Yes. I'd like to see a decent-ish Ryzen APUs such as the 3400G up against one of these as well.
I did notice that the cinebench for the M1 is only about 10% higher than my Ryzen laptop (T495s) which is laughable as it's a 3500U and the whole thing cost me £470 new!
Yeah, forgot about that. Everything else being equal (ostensibly), the M1 Mac Mini is $200 cheaper than the crappy Intel i5 Mac Mini, more if you upgrade the Intel CPU.
As an owner of a decked out 2019 Mac Mini, in hindsight I made a shitty purchase decision.
No matter what the purchase, I always force myself to stop comparing for a bit of time after the purchase. By the time I pull the trigger, I have shopped and compared as best I can. Inevitably, as soon as I complete the sale, one of the places I was looking will have lowered the price or release the next-gen.
I bought what I thought was a 2020 Mac Mini in April direct from Apple. The only significant difference on paper was that the base model came with 128GB for the 2018, 256GB for the 2020.
As it turns out, that's true: About This Mac says "Mac mini (2018)" even for the 2020.
I replaced the 8GB base RAM with 32GB of aftermarket and have been thrilled with it. But then I was coming from a 2018 MBP 4-Thunderbolt with only 8GB and the fan noise with it drove me nuts.

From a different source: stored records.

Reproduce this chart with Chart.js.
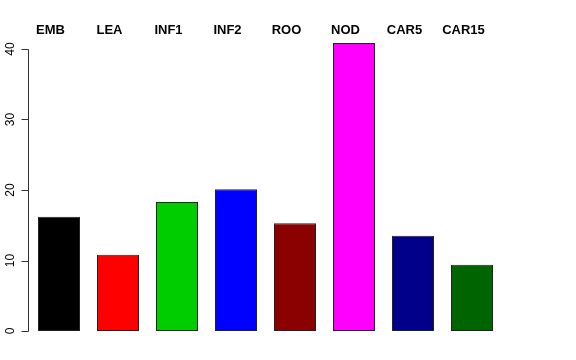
<!DOCTYPE html>
<html>
<head>
<meta charset="utf-8">
<script src="https://cdn.jsdelivr.net/npm/chart.js@4/dist/chart.umd.min.js"></script>
<style>
  html, body { margin: 0; padding: 0; background: #fff; }
  #wrap { width: 576px; height: 360px; }
</style>
</head>
<body>
<div id="wrap"><canvas id="c" width="576" height="360"></canvas></div>
<script>
const tissues = ['EMB', 'LEA', 'INF1', 'INF2', 'ROO', 'NOD', 'CAR5', 'CAR15'];
const counts = [16.2, 10.8, 18.3, 20.1, 15.3, 40.85, 13.5, 9.4];
const barColors = ['#000000', '#ff0000', '#00cd00', '#0000ff', '#8b0000', '#ff00ff', '#00008b', '#006400'];
const yTicks = [0, 10, 20, 30, 40];

// R-style left axis with rotated labels + bold names above the bars
const rAxes = {
  id: 'rAxes',
  afterDraw(chart) {
    const ctx = chart.ctx;
    const y = chart.scales.y;
    const x = chart.scales.x;
    const axX = 28.5;
    ctx.save();
    ctx.strokeStyle = '#333';
    ctx.lineWidth = 1;
    ctx.beginPath();
    ctx.moveTo(axX, Math.round(y.getPixelForValue(yTicks[0])) + 0.5);
    ctx.lineTo(axX, Math.round(y.getPixelForValue(yTicks[yTicks.length - 1])) + 0.5);
    yTicks.forEach(t => {
      const py = Math.round(y.getPixelForValue(t)) + 0.5;
      ctx.moveTo(axX, py);
      ctx.lineTo(axX - 7, py);
    });
    ctx.stroke();

    ctx.fillStyle = '#000';
    ctx.font = '12px "Liberation Sans", Arial, sans-serif';
    ctx.textAlign = 'center';
    ctx.textBaseline = 'middle';
    yTicks.forEach(t => {
      const py = y.getPixelForValue(t);
      ctx.save();
      ctx.translate(11, py);
      ctx.rotate(-Math.PI / 2);
      ctx.fillText(String(t), 0, 0);
      ctx.restore();
    });

    ctx.font = 'bold 13px "Liberation Sans", Arial, sans-serif';
    ctx.textBaseline = 'alphabetic';
    tissues.forEach((name, i) => {
      ctx.fillText(name, x.getPixelForValue(i) - 8.5, 34);
    });
    ctx.restore();
  }
};

new Chart(document.getElementById('c'), {
  type: 'bar',
  data: {
    labels: tissues,
    datasets: [{
      data: counts,
      backgroundColor: barColors,
      borderColor: '#222',
      borderWidth: 1,
      borderSkipped: false,
      barPercentage: 42 / 59,
      categoryPercentage: 1
    }]
  },
  options: {
    responsive: false,
    animation: false,
    layout: { padding: { left: 29.5, right: 74.5, top: 31.5, bottom: 17.5 } },
    plugins: { legend: { display: false }, tooltip: { enabled: false } },
    scales: {
      x: { display: false },
      y: { display: false, min: -1.63, max: 42.48 }
    }
  },
  plugins: [rAxes]
});
</script>
</body>
</html>
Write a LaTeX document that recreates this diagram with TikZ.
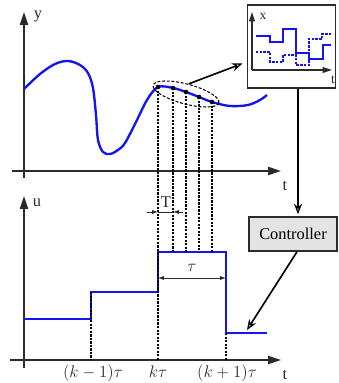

I got the i3 because I thought the CPU wasn't the weak point, the RAM was. And so far, for me, that's held up.
I actually just bought an Intel Mac Mini to run MacOS VMs with using ESXi. I expect it will be quite a while before stable Mac VM support is available for Apple Silicon Macs.
Yeah you did. Why would you buy something you don't need? It doesn't even matter if the Mac Mini with Apple Silicon existed or if from now on the only computer Apple sold is a Mac Mini.
Okay lets be serious. You bought the x86 Mac Mini because you wanted a x86 Mac Mini, not because you wanted to make perfect purchasing decisions with infinite foresight. A lot of software is broken on the M1 Mac Mini so you made the right decision at that time. It's entirely possible that you would regret buying the M1 Mac Mini.
There’s this word that we use in poker: “resulting.” It’s a really important word. You can think about it as creating too tight a relationship between the quality of the outcome and the quality of the decision. You can’t use outcome quality as a perfect signal of decision quality, not with a small sample size anyway. I mean, certainly, if someone has gotten in 15 car accidents in the last year, I can certainly work backward from the outcome quality to their decision quality. But one accident doesn’t tell me much.